The officer drops the gun into an evidence bag, which he places on a dresser where another officer begins taking an inventory of prescription bottles.
“Accuretic, Diurese and Enduron,” he reads labels. “Got no idea.”
“An ace inhibitor and diuretics. For hypertension,” Scarpetta says.
“Verapamil, an old one. Dates back to July.”
“Hypertension, angina, arrhythmia.”
“Apresoline and Loniten. Try to pronounce this stuff. Over a year old.”
“Vasodilators. Again, for hypertension.”
“So maybe she died of a stroke. Vicodin. I know what that is. And Ultram. These are more recent prescriptions.”
“Pain medications. Possibly for arthritis.”
“And Zithromax. That’s an antibiotic, right?
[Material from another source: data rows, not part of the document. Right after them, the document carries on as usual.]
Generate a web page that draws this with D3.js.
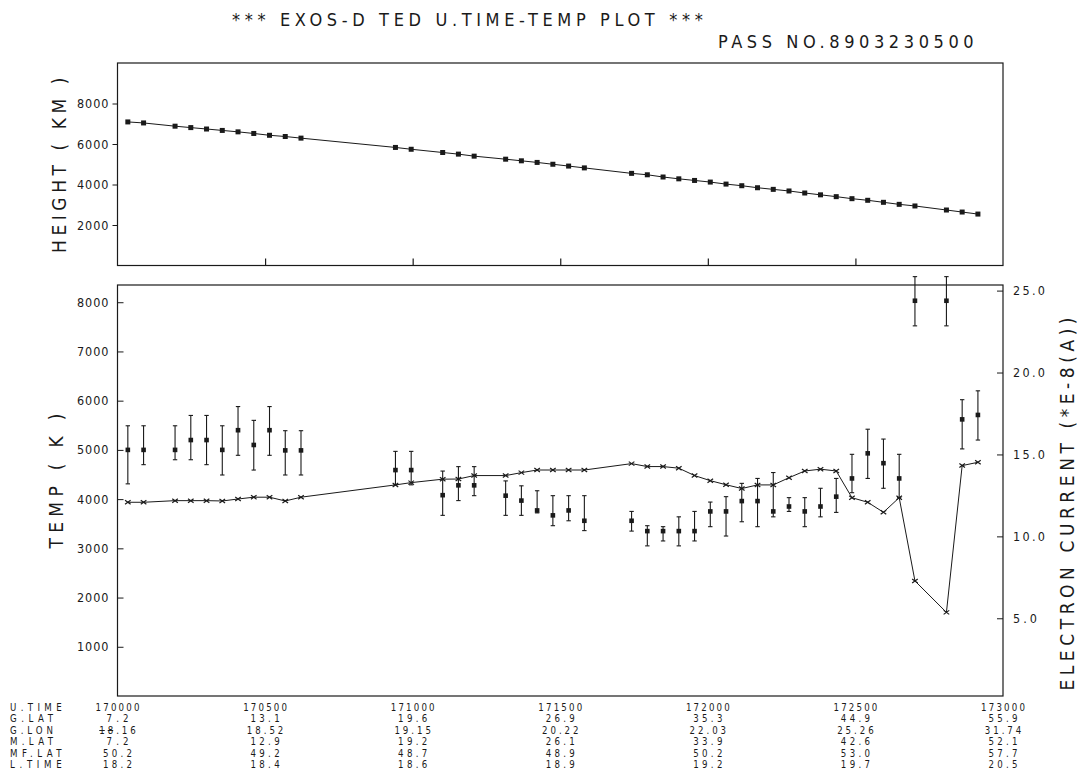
<!DOCTYPE html>
<html>
<head>
<meta charset="utf-8">
<script src="https://cdn.jsdelivr.net/npm/d3@7"></script>
<style>
  html, body { margin: 0; padding: 0; background: #fff; }
  svg { display: block; }
  text { font-family: "Liberation Sans Narrow", "DejaVu Sans Condensed", "DejaVu Sans", sans-serif; fill: #1a1a1a; }
</style>
</head>
<body>
<svg id="chart" width="1077" height="783"></svg>
<script>
// ---- sample times (U.TIME, hhmmss) ----
const uTime = ["170021","170053","170157","170229","170301","170333","170405","170437","170509","170541","170613",
  "170925","170957","171101","171133","171205","171309","171341","171413","171445","171517","171549",
  "171725","171757","171829","171901","171933","172005","172037","172109","172141","172213","172245",
  "172317","172349","172421","172453","172525","172557","172629","172701","172805","172837","172909"];

// ---- satellite height (km) ----
const heightKm = [7090,7040,6880,6810,6740,6670,6600,6520,6430,6370,6290,
  5830,5740,5580,5500,5400,5250,5170,5090,5000,4910,4820,
  4550,4480,4370,4280,4200,4120,4020,3940,3840,3760,3680,
  3580,3490,3400,3300,3220,3120,3020,2940,2740,2640,2540];

// ---- electron temperature (K) with error range ----
const tempK = [5000,5000,5000,5200,5200,5000,5400,5100,5400,4990,4990,
  4590,4590,4080,4280,4280,4070,3970,3770,3670,3770,3560,
  3560,3350,3350,3350,3350,3750,3750,3960,3960,3750,3850,
  3750,3850,4050,4420,4930,4730,4420,8030,8030,5620,5710];
const tempHigh = [5490,5490,5490,5700,5700,5490,5880,5600,5880,5390,5390,
  4970,4970,4570,4660,4660,4370,4270,4170,4070,4070,4070,
  3750,3460,3440,3640,3750,3940,4050,4320,4420,4540,4030,
  4030,4220,4420,4910,5420,5220,4910,8520,8520,6020,6200];
const tempLow = [4310,4700,4800,4800,4700,4490,4890,4590,4890,4490,4490,
  4290,4290,3670,3970,4070,3670,3670,3720,3460,3560,3360,
  3350,3050,3150,3050,3150,3440,3250,3540,3440,3640,3750,
  3440,3640,3730,4130,4420,4220,4030,7520,7520,5020,5200];

// ---- electron current (x E-8 A) ----
const currentE8 = [12.08,12.08,12.18,12.18,12.18,12.16,12.28,12.39,12.39,12.16,12.39,
  13.14,13.28,13.49,13.50,13.71,13.71,13.89,14.05,14.05,14.05,14.05,
  14.44,14.26,14.26,14.16,13.71,13.40,13.15,12.92,13.14,13.14,13.58,
  13.99,14.10,13.99,12.36,12.08,11.47,12.36,7.28,5.36,14.32,14.52];

// ---- axis ticks ----
const heightTicks = [2000,4000,6000,8000];
const tempTicks = [1000,2000,3000,4000,5000,6000,7000,8000];
const currentTicks = [5,10,15,20,25];
const timeTicks = ["170000","170500","171000","171500","172000","172500","173000"];

// ---- orbit parameters printed under each time tick ----
const rowNames = ["U.TIME","G.LAT","G.LON","M.LAT","MF.LAT","L.TIME"];
const gLat  = ["7.2","13.1","19.6","26.9","35.3","44.9","55.9"];
const gLon  = ["18.16","18.52","19.15","20.22","22.03","25.26","31.74"];
const mLat  = ["7.2","12.9","19.2","26.1","33.9","42.6","52.1"];
const mfLat = ["50.2","49.2","48.7","48.9","50.2","53.0","57.7"];
const lTime = ["18.2","18.4","18.6","18.9","19.2","19.7","20.5"];

const titleText = "*** EXOS-D TED U.TIME-TEMP PLOT ***";
const passText = "PASS NO.8903230500";

// hhmmss -> seconds after 17:00:00
const secs = s => (+s.slice(0,2) - 17) * 3600 + (+s.slice(2,4)) * 60 + (+s.slice(4,6));

const svg = d3.select("#chart");
const ink = "#1a1a1a";

// frame geometry
const L = 117.5, R = 1003;
const topT = 63, topB = 265.5;
const botT = 285, botB = 696;

const x = d3.scaleLinear().domain([0, 1800]).range([L, R]);
const yH = d3.scaleLinear().domain([0, 10000]).range([topB, topT]);
const yT = d3.scaleLinear().domain([0, 8350]).range([botB, botT]);
const yC = d3.scaleLinear().domain([0, 25]).range([700.2, 290.6]);

const pts = uTime.map((t, i) => ({
  t: secs(t), h: heightKm[i], T: tempK[i], hi: tempHigh[i], lo: tempLow[i], c: currentE8[i]
}));

// fixed-pitch text helper
function pitchText(sel, str, pitch) {
  sel.text(str).attr("textLength", str.length * pitch).attr("lengthAdjust", "spacing");
  return sel;
}

// ---------- titles ----------
pitchText(svg.append("text").attr("x", 232).attr("y", 26).attr("font-size", 18), titleText, 13.45);
pitchText(svg.append("text").attr("x", 718).attr("y", 48).attr("font-size", 18), passText, 14.2);

// ---------- top panel: height ----------
svg.append("rect").attr("x", L).attr("y", topT).attr("width", R - L).attr("height", topB - topT)
  .attr("fill", "none").attr("stroke", ink).attr("stroke-width", 1.2);

const axH = svg.append("g").attr("transform", `translate(${L},0)`)
  .call(d3.axisLeft(yH).tickValues(heightTicks).tickSize(5).tickPadding(4).tickFormat(d3.format("d")));
axH.select(".domain").remove();
axH.selectAll("line").attr("stroke", ink);
axH.selectAll("text").attr("font-size", 12.5).attr("fill", ink)
  .attr("textLength", d => String(d).length * 7.9).attr("lengthAdjust", "spacing");

const axHb = svg.append("g").attr("transform", `translate(0,${topB})`)
  .call(d3.axisBottom(x).tickValues(timeTicks.slice(1, -1).map(secs)).tickSize(-7).tickFormat(""));
axHb.select(".domain").remove();
axHb.selectAll("line").attr("stroke", ink).attr("stroke-width", 1.2);

svg.append("path").datum(pts)
  .attr("d", d3.line().x(d => x(d.t)).y(d => yH(d.h)))
  .attr("fill", "none").attr("stroke", ink).attr("stroke-width", 1);
svg.append("g").selectAll("rect").data(pts).join("rect")
  .attr("x", d => x(d.t) - 2.5).attr("y", d => yH(d.h) - 2.5)
  .attr("width", 5).attr("height", 5).attr("fill", ink);

svg.append("text")
  .attr("transform", `translate(59,${(topT + topB) / 2 + 1}) rotate(-90)`)
  .attr("text-anchor", "middle").attr("dominant-baseline", "central").attr("font-size", 19)
  .call(s => pitchText(s, "HEIGHT ( KM )", 13.5));

// ---------- bottom panel: temperature & current ----------
svg.append("rect").attr("x", L).attr("y", botT).attr("width", R - L).attr("height", botB - botT)
  .attr("fill", "none").attr("stroke", ink).attr("stroke-width", 1.2);

const axT = svg.append("g").attr("transform", `translate(${L},0)`)
  .call(d3.axisLeft(yT).tickValues(tempTicks).tickSizeInner(-6).tickSizeOuter(0).tickPadding(9).tickFormat(d3.format("d")));
axT.select(".domain").remove();
axT.selectAll("line").attr("stroke", ink);
axT.selectAll("text").attr("font-size", 12.5).attr("fill", ink)
  .attr("textLength", d => String(d).length * 7.9).attr("lengthAdjust", "spacing");

const axC = svg.append("g").attr("transform", `translate(${R},0)`)
  .call(d3.axisRight(yC).tickValues(currentTicks).tickSizeInner(-6).tickSizeOuter(0).tickPadding(10).tickFormat(d3.format(".1f")));
axC.select(".domain").remove();
axC.selectAll("line").attr("stroke", ink);
axC.selectAll("text").attr("font-size", 12.5).attr("fill", ink)
  .attr("textLength", d => d3.format(".1f")(d).length * 8).attr("lengthAdjust", "spacing");

// temperature error bars
const eb = svg.append("g").attr("stroke", ink).attr("stroke-width", 1.1);
eb.selectAll("line.v").data(pts).join("line").attr("class", "v")
  .attr("x1", d => x(d.t)).attr("x2", d => x(d.t))
  .attr("y1", d => yT(d.hi)).attr("y2", d => yT(d.lo));
eb.selectAll("line.capH").data(pts).join("line").attr("class", "capH")
  .attr("x1", d => x(d.t) - 2.2).attr("x2", d => x(d.t) + 2.2)
  .attr("y1", d => yT(d.hi)).attr("y2", d => yT(d.hi));
eb.selectAll("line.capL").data(pts).join("line").attr("class", "capL")
  .attr("x1", d => x(d.t) - 2.2).attr("x2", d => x(d.t) + 2.2)
  .attr("y1", d => yT(d.lo)).attr("y2", d => yT(d.lo));
svg.append("g").selectAll("rect").data(pts).join("rect")
  .attr("x", d => x(d.t) - 2.3).attr("y", d => yT(d.T) - 2.3)
  .attr("width", 4.6).attr("height", 4.6).attr("fill", ink);

// electron current line with cross markers
svg.append("path").datum(pts)
  .attr("d", d3.line().x(d => x(d.t)).y(d => yC(d.c)))
  .attr("fill", "none").attr("stroke", ink).attr("stroke-width", 1);
svg.append("g").selectAll("path").data(pts).join("path")
  .attr("transform", d => `translate(${x(d.t)},${yC(d.c)})`)
  .attr("d", "M-2.8,-2 L2.8,2 M-2.8,2 L2.8,-2")
  .attr("stroke", ink).attr("stroke-width", 1.2).attr("fill", "none");

svg.append("text")
  .attr("transform", `translate(56,481) rotate(-90)`)
  .attr("text-anchor", "middle").attr("dominant-baseline", "central").attr("font-size", 19)
  .call(s => pitchText(s, "TEMP ( K )", 13.5));

svg.append("text")
  .attr("transform", `translate(1067,504) rotate(-90)`)
  .attr("text-anchor", "middle").attr("dominant-baseline", "central").attr("font-size", 19)
  .call(s => pitchText(s, "ELECTRON CURRENT (*E-8(A))", 14.35));

// ---------- orbit table under the time axis ----------
const rowY = [710.5, 722, 733.5, 745, 756.5, 768];
const rows = [timeTicks, gLat, gLon, mLat, mfLat, lTime];
const tbl = svg.append("g").attr("font-size", 9.6);
rowNames.forEach((name, r) => {
  tbl.append("text").attr("x", 10).attr("y", rowY[r])
    .call(s => pitchText(s, name, 8.6));
  tbl.selectAll(null).data(rows[r]).join("text")
    .attr("x", (d, i) => x(secs(timeTicks[i])) - d.length * 7.3 / 2)
    .attr("y", rowY[r])
    .attr("textLength", d => d.length * 7.3).attr("lengthAdjust", "spacing")
    .each(function (d, i) {
      const t = d3.select(this);
      if (r === 2 && i === 0) {
        // first longitude entry carries a hand correction on its leading digits
        t.append("tspan").attr("text-decoration", "line-through").text(d.slice(0, 2));
        t.append("tspan").text(d.slice(2));
      } else {
        t.text(d);
      }
    });
});
</script>
</body>
</html>
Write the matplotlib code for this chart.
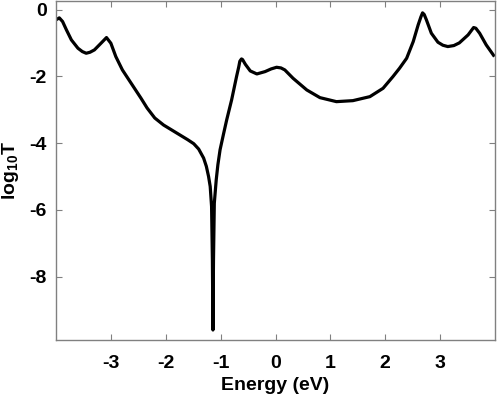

Date on it’s December.”
“Nothing else?” Scarpetta asks.
“No, ma’am.”
“Who told the Medical Examiner’s Office she has a history of depression?” she asks, looking at Marino.
No one answers at first.
Then Marino says, “I sure as hell didn’t.”
“Who called the Medical Examiner’s Office?” she asks.
The two officers and Marino look at each other.
“Shit,” Marino says.
“Hold on,” Scarpetta says, and she calls the Medical Examiner’s Office and gets the administrator on the phone. “Who notified you about the shotgun death?”
“Hollywood police.”
“But which officer?”
“Detective Wagner.”
“Detective Wagner?” Scarpetta puzzles. “What time’s on the call sheet?”
“Uh, let me see. Two eleven.”
Scarpetta looks at Marino again and asks him, “Do you know exactly what time you called me?”
He checks his cell phone and replies, “Two twenty-one.”
She glances at her watch. It is almost three thirty. She won’t be on her six-thirty flight.
“Is everything all right?” the administrator asks her over the phone.
“Anything come up on caller ID when you got that call, the one supposedly from Detective Wagner?”
“Supposedly?”
“And it was a woman who called.”
“Yes.”
“Anything unusual about the way she sounded?”
“Not at all,” he says, pausing. “She sounded credible.”
“What about an accent?”
“What’s going on, Kay?”
“Nothing good,” she says.
“Let me scroll through. Okay, two eleven. Came in as unavailable.”
“Of course it did,” Scarpetta says. “See you in about an hour.”
She leans closer to the bed and looks carefully at the hands, turning them gently. She is always gentle, doesn’t matter that her patients can’t feel anything anymore. She notices no abrasions, cuts or bruises that might suggest binding or defense injuries. She checks again with a lens and finds fibers and dirt adhering to the palms of both hands.
“She might have been on the floor at some point,” she says as Reba walks into the room, pale and wet from the rain and obviously shaken.
“The streets are like a maze back here,” Reba says.
“Hey,” Marino says to her, “what time did you call the ME?”
“About what?”
“About the price of eggs in China.”
“What?” she says, staring at the gore on the bed.
“About this case,” Marino says gruffly. “What the hell do you think I meant? And why don’t you get a damn GPS.”
“I didn’t call the ME. Why would I when she was standing right next to me?” she replies, looking at Scarpetta.